The most recent edition of Georgetown Magazine,
Georgetown University’s alumni magazine, reports that former NFL
Commissioner Paul Tagliabue and his wife, Chandler, have made a $5
million donation to the $1.5 billion For Generations to
Come campaign.
One million dollars will be devoted to establishing the
Tagliabue Initiative for LGBTQ Life: Fostering Formation and
Transformation, which will be overseen by Georgetown’s LGBTQ
Resource Center.
Tagliabue is a Georgetown grad and chairman of GU’s board of
directors. The couple has a son, Drew, who is openly gay.
“The Center is inspired by Catholic and Jesuit principles of
respect for the dignity of all and education of the whole person,
and we are very pleased to support its services that provide a
safe, inclusive and respectful environment for LGBTQ students and
promote their acceptance in the entire campus community,” the
Tagliabues said in a statement.
Georgetown University President John J. DeGioia, said that the
Tagliabues’ donation is “further evidence of their belief in and
support for what Georgetown is and aspires to become.”
It’s also further evidence that GU is leading the way in the
continuing surrender of Catholic higher education to the secular
culture.
Georgetown University was in the news recently when GU Law
School student Sandra Fluke complained before a fake congressional
hearing that her friends couldn’t get free contraceptives because
the Jesuit Catholic university wouldn’t cover the allegedly onerous
costs of birth control (which turned out to be about $9 a month,
hardly burdensome for students who can expect to make six figures
upon graduation).
GU hasn’t yet changed its policy against paying for its
students’ birth control. But it’s done more to advance the
homosexual rights agenda than any other Catholic university.

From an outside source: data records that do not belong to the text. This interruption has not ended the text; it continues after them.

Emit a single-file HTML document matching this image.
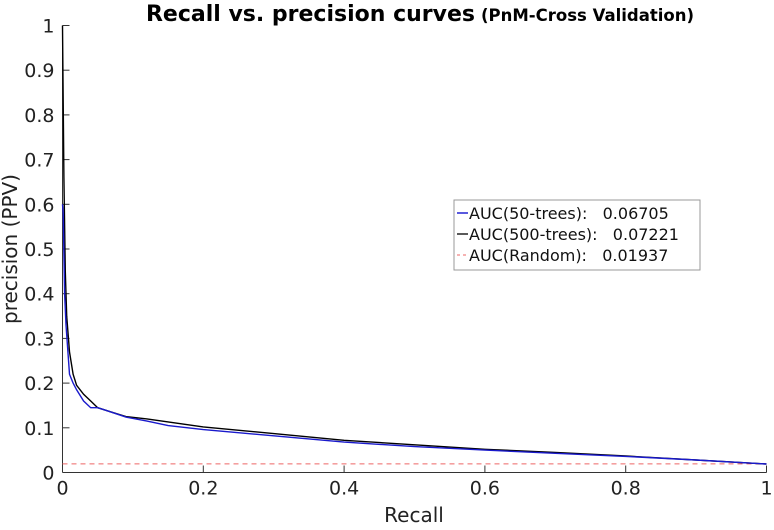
<!DOCTYPE html>
<html><head><meta charset="utf-8"><style>
body{margin:0;background:#fff;width:774px;height:525px;overflow:hidden}
svg{font-family:"DejaVu Sans","Liberation Sans",sans-serif}
</style></head><body>
<svg id="chart" width="774" height="525">
<text x="420" y="21" text-anchor="middle" font-weight="bold"><tspan font-size="22">Recall vs. precision curves</tspan><tspan font-size="16.5" dx="6">(PnM-Cross Validation)</tspan></text>
<g id="axes"></g>
<g id="series"></g>
<g>
<rect x="454" y="200" width="246" height="70" fill="#fff" stroke="#999" stroke-width="1"/>
<line x1="457" y1="213" x2="468" y2="213" stroke="#0000cc" stroke-width="1.3"/>
<text x="469" y="219" font-size="16" fill="#111" xml:space="preserve">AUC(50-trees):   0.06705</text>
<line x1="457" y1="234" x2="468" y2="234" stroke="#000" stroke-width="1.3"/>
<text x="469" y="240" font-size="16" fill="#111" xml:space="preserve">AUC(500-trees):   0.07221</text>
<line x1="457" y1="255" x2="468" y2="255" stroke="#e66" stroke-width="1" stroke-dasharray="3,3"/>
<text x="469" y="261" font-size="16" fill="#111" xml:space="preserve">AUC(Random):   0.01937</text>
</g>
</svg>
<script>
const xTicks=[0,0.2,0.4,0.6,0.8,1];
const yTicks=[0,0.1,0.2,0.3,0.4,0.5,0.6,0.7,0.8,0.9,1];
const recall500=[0,0.001,0.002,0.004,0.006,0.01,0.015,0.02,0.03,0.04,0.05,0.07,0.09,0.12,0.2,0.3,0.4,0.5,0.6,0.7,0.8,0.9,1];
const prec500=[1,0.83,0.66,0.45,0.35,0.27,0.22,0.195,0.175,0.16,0.145,0.135,0.125,0.12,0.102,0.087,0.072,0.062,0.052,0.045,0.037,0.028,0.019];
const recall50=[0,0.001,0.003,0.005,0.01,0.015,0.02,0.03,0.04,0.05,0.06,0.09,0.12,0.15,0.2,0.3,0.4,0.5,0.6,0.7,0.8,0.9,1];
const prec50=[0.6,0.58,0.4,0.33,0.22,0.2,0.185,0.16,0.145,0.145,0.14,0.124,0.115,0.105,0.096,0.082,0.068,0.058,0.05,0.043,0.036,0.028,0.019];
const randomLevel=[0.0194];
const X0=62.5,X1=766.5,Y0=472.5,Y1=25.5;
const sx=v=>X0+(X1-X0)*v, sy=v=>Y0-(Y0-Y1)*v;
const NS="http://www.w3.org/2000/svg";
function mk(t,a,p){const e=document.createElementNS(NS,t);for(const k in a)e.setAttribute(k,a[k]);p.appendChild(e);return e;}
const ax=document.getElementById('axes');
let l=mk('line',{x1:X0,y1:Y0,x2:X1,y2:Y0,stroke:'#333'},ax);


l=mk('line',{x1:X0,y1:Y0,x2:X0,y2:Y1,stroke:'#333'},ax);


xTicks.forEach(v=>{mk('line',{x1:sx(v),y1:Y0,x2:sx(v),y2:Y0-7,stroke:'#333'},ax);
const t=mk('text',{x:sx(v),y:Y0+22,'text-anchor':'middle','font-size':19,fill:'#222'},ax);t.textContent=String(v);

});
yTicks.forEach(v=>{mk('line',{x1:X0,y1:sy(v),x2:X0+7,y2:sy(v),stroke:'#333'},ax);
const t=mk('text',{x:X0-8,y:sy(v)+7,'text-anchor':'end','font-size':19,fill:'#222'},ax);t.textContent=String(v);

});
let t=mk('text',{x:414,y:522,'text-anchor':'middle','font-size':20,fill:'#222'},ax);t.textContent='Recall';


t=mk('text',{x:0,y:0,'text-anchor':'middle','font-size':20,fill:'#222',transform:'translate(17,249) rotate(-90)'},ax);t.textContent='precision (PPV)';


const sg=document.getElementById('series');
let r=mk('line',{x1:sx(0),y1:sy(randomLevel[0]),x2:sx(1),y2:sy(randomLevel[0]),stroke:'#e66','stroke-dasharray':'5,4'},sg);


function path(xs,ys){return xs.map((x,i)=>(i?'L':'M')+sx(x).toFixed(1)+','+sy(ys[i]).toFixed(1)).join('');}
let p=mk('path',{d:path(recall500,prec500),fill:'none',stroke:'#000','stroke-width':1.4},sg);


p=mk('path',{d:path(recall50,prec50),fill:'none',stroke:'#1a1acc','stroke-width':1.4},sg);


</script>
</body></html>
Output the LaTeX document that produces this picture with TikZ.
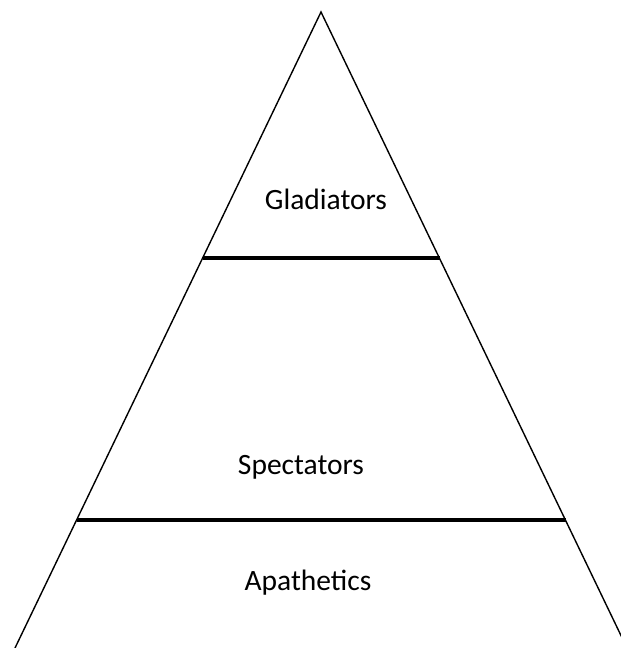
\documentclass[tikz,border=0pt]{standalone}
\usepackage{fontspec}
\setmainfont{Carlito}
\begin{document}
\begin{tikzpicture}[x=1pt,y=-1pt]
			\useasboundingbox (0, 0) rectangle (621, 648);
			\clip (0, 0) rectangle (621, 648);
			\fill[white] (0, 0) rectangle (621, 648);
			\coordinate (apex) at (321, 12);
			\coordinate (left) at (15, 648);
			\coordinate (right) at (627, 648);
			\draw[black, line width=1.4pt] (left) -- (apex) -- (right);
			\draw[black, line width=4.5pt] (203, 258) -- (440, 258);
			\draw[black, line width=4.5pt] (77, 520) -- (566, 520);
			\node[font=\fontsize{29.5}{32}\selectfont] (glad) at (326, 199) {Gladiators};
			\node[font=\fontsize{29.5}{32}\selectfont] (spec) at (301, 467) {Spectators};
			\node[font=\fontsize{29.5}{32}\selectfont] (apat) at (308, 583) {Apathetics};
		\end{tikzpicture}
\end{document}
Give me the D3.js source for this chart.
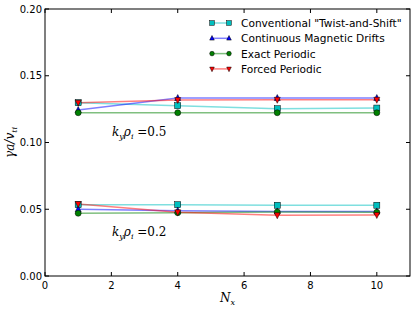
<!DOCTYPE html>
<html><head><meta charset="utf-8">
<script src="https://cdn.jsdelivr.net/npm/d3@7"></script>
<style>body{margin:0;background:#fff}svg{display:block}</style>
</head><body>
<script>
const nx = [1, 4, 7, 10];
const seriesNames = ['Conventional "Twist-and-Shift"', 'Continuous Magnetic Drifts', 'Exact Periodic', 'Forced Periodic'];
const seriesColors = ['#00bfbf', '#0000ff', '#008000', '#ff0000'];
const seriesMarkers = ['square', 'triangleUp', 'circle', 'triangleDown'];
// ky rho = 0.5
const twist05 = [0.1298, 0.1276, 0.1253, 0.1258];
const drift05 = [0.1243, 0.1333, 0.1333, 0.1333];
const exact05 = [0.1223, 0.1223, 0.1223, 0.1223];
const forced05 = [0.1298, 0.1318, 0.1320, 0.1320];
// ky rho = 0.2
const twist02 = [0.0534, 0.0534, 0.0530, 0.0530];
const drift02 = [0.0500, 0.0489, 0.0484, 0.0484];
const exact02 = [0.0470, 0.0474, 0.0480, 0.0477];
const forced02 = [0.0539, 0.0477, 0.0455, 0.0457];
const xTicks = [0, 2, 4, 6, 8, 10];
const yTicks = [0.00, 0.05, 0.10, 0.15, 0.20];

const W = 415, H = 309;
const m = {l: 45, r: 5, t: 9, b: 33};
const svg = d3.select('body').append('svg').attr('width', W).attr('height', H);
const x = d3.scaleLinear().domain([0, 11]).range([m.l, W - m.r]);
const y = d3.scaleLinear().domain([0, 0.2]).range([H - m.b, m.t]);

const groups = [[twist05, drift05, exact05, forced05], [twist02, drift02, exact02, forced02]];
const line = d3.line().x((d, i) => x(nx[i])).y(d => y(d));

function marker(g, type, cx, cy, color, s) {
  let p;
  if (type === 'square') p = g.append('rect').attr('x', cx - s).attr('y', cy - s).attr('width', 2 * s).attr('height', 2 * s);
  else if (type === 'circle') p = g.append('circle').attr('cx', cx).attr('cy', cy).attr('r', s);
  else if (type === 'triangleUp') p = g.append('path').attr('d', `M${cx},${cy - s - 0.5}L${cx + s},${cy + s - 0.5}L${cx - s},${cy + s - 0.5}Z`);
  else p = g.append('path').attr('d', `M${cx},${cy + s + 0.5}L${cx + s},${cy - s + 0.5}L${cx - s},${cy - s + 0.5}Z`);
  p.attr('fill', color).attr('stroke', '#000').attr('stroke-width', 0.5);
}

const plot = svg.append('g');
groups.forEach(grp => {
  grp.forEach((vals, si) => {
    plot.append('path').attr('d', line(vals)).attr('fill', 'none')
      .attr('stroke', seriesColors[si]).attr('stroke-opacity', 0.5).attr('stroke-width', 1.5);
  });
  grp.forEach((vals, si) => {
    vals.forEach((v, i) => marker(plot, seriesMarkers[si], x(nx[i]), y(v), seriesColors[si], 3));
  });
});

// frame
svg.append('rect').attr('x', m.l).attr('y', m.t).attr('width', W - m.r - m.l).attr('height', H - m.b - m.t)
  .attr('fill', 'none').attr('stroke', '#000').attr('stroke-width', 1);

// ticks
const tk = svg.append('g').attr('stroke', '#000').attr('stroke-width', 1);
xTicks.forEach(t => {
  tk.append('line').attr('x1', x(t)).attr('x2', x(t)).attr('y1', H - m.b).attr('y2', H - m.b - 4);
  tk.append('line').attr('x1', x(t)).attr('x2', x(t)).attr('y1', m.t).attr('y2', m.t + 4);
});
yTicks.forEach(t => {
  tk.append('line').attr('x1', m.l).attr('x2', m.l + 4).attr('y1', y(t)).attr('y2', y(t));
  tk.append('line').attr('x1', W - m.r).attr('x2', W - m.r - 4).attr('y1', y(t)).attr('y2', y(t));
});
const font = 'DejaVu Sans';
xTicks.forEach(t => svg.append('text').attr('x', x(t)).attr('y', H - m.b + 13).attr('text-anchor', 'middle')
  .attr('font-family', font).attr('font-size', 10).text(t));
yTicks.forEach(t => svg.append('text').attr('x', m.l - 3).attr('y', y(t) + 3.5).attr('text-anchor', 'end')
  .attr('font-family', font).attr('font-size', 10).text(t.toFixed(2)));

// axis labels
const xl = svg.append('text').attr('x', x(5.5)).attr('y', 302).attr('text-anchor', 'middle')
  .attr('font-family', 'DejaVu Serif').attr('font-style', 'italic').attr('font-size', 12);
xl.append('tspan').text('N');
xl.append('tspan').attr('font-size', 8).attr('dy', 3).text('x');

const yl = svg.append('text').attr('transform', `translate(14,${y(0.1)}) rotate(-90)`).attr('text-anchor', 'middle')
  .attr('font-family', 'DejaVu Serif').attr('font-style', 'italic').attr('font-size', 12);
yl.append('tspan').text('γa/v');
yl.append('tspan').attr('font-size', 8).attr('dy', 3).text('ti');

// annotations
function ann(px, py, val) {
  const t = svg.append('text').attr('x', px).attr('y', py)
    .attr('font-family', 'DejaVu Serif').attr('font-size', 12);
  t.append('tspan').attr('font-style', 'italic').text('k');
  t.append('tspan').attr('font-style', 'italic').attr('font-size', 8).attr('dy', 3).text('y');
  t.append('tspan').attr('font-style', 'italic').attr('dy', -3).text('ρ');
  t.append('tspan').attr('font-style', 'italic').attr('font-size', 8).attr('dy', 3).text('i');
  t.append('tspan').attr('dy', -3).text(' =' + val);
}
ann(112, 136, '0.5');
ann(112, 236, '0.2');

// legend
seriesNames.forEach((n, i) => {
  const ly = 23 + i * 15.3;
  svg.append('line').attr('x1', 212).attr('x2', 229).attr('y1', ly).attr('y2', ly)
    .attr('stroke', seriesColors[i]).attr('stroke-opacity', 0.5).attr('stroke-width', 1.5);
  marker(svg, seriesMarkers[i], 212, ly, seriesColors[i], 2.3);
  marker(svg, seriesMarkers[i], 229, ly, seriesColors[i], 2.3);
  svg.append('text').attr('x', 241).attr('y', ly + 4).attr('font-family', font).attr('font-size', 10.6).text(n);
});
</script>
</body></html>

GU’s
LBGTQ Center, Georgetown Magazine proudly notes, is “the
first such center at a Catholic university.”
Albert Constantine Jr.| 7.3.12 @ 12:23PM
Perhaps alumnus William Jefferson Clinton could make an endowment to promote lust and adultery.
Vance P. Frickey| 7.4.12 @ 10:42AM
When I see an article like this, I have to wonder whether the writer inhabits the same universe as the rest of us. The proper attitude of conservatives toward a family's choice to donate a lot of money toward a charity centered on getting public acceptance of something that happens largely behind closed doors should be a yawn.
What really matters to us? Will the nation rise or fall based on whether or not marriage is "protected" from gays being able to take part in it? Or is it more likely that when Barack Obama decides for the rest of us what our laws will be with the stroke of a pen, decisions like that by future presidents might concern our rights to live in freedom ourselves?
Barack Obama, while in the United States Senate, told an interviewer with New England Public Radio "the Constitution is holding us back," but no one in the press rose to the bait. Should we be surprised, then, that as President Obama is acting on that sentiment and behaving as though the Constitution doesn't matter?
And isn't that more important than the national attitudes about what some of us do in bed, or how the laws reflect those attitudes? When the house is on fire, you put out the fire. You don't worry about the paint on the mailbox.
Cromulent| 7.5.12 @ 9:39AM
"Will the nation rise or fall based on whether or not marriage is "protected" from gays being able to take part in it?"
A proper conservative attitude is to view with great skepticism the fundamental rearrangement of an institution whose origins predate written history.
Besides, gays have always been able to marry. If a gay man finds a woman agreeable to his proposition there is no law in the land that can stop them.
Alan Trevithick | 7.7.12 @ 10:43PM
There are all sorts of institutions whose origins predate written history, but you'd have to look around pretty hard for an anthropologist who would so confidently claim that heterosexual monogamy-I suppose that's the model you're writing about-was the sole, or solely authorized arrangement. Really, the proper scientific attitude is to view with great skepticism such unanchored generalizations.
RCV| 7.4.12 @ 12:42PM
There's just something about gays that makes people like this blogger very, very uncomfortable? Wonder what it could be?
Butch| 7.4.12 @ 3:03PM
Ask Jerry Sandusky.
soxandthecity| 7.5.12 @ 2:12AM
Your reply is nonsense, and yet somehow it still managed to be offensive. Great job.
Cromulent| 7.5.12 @ 10:03AM
Sox you are right. The reply is nonsense. Asking Victim 4 might be more helpful.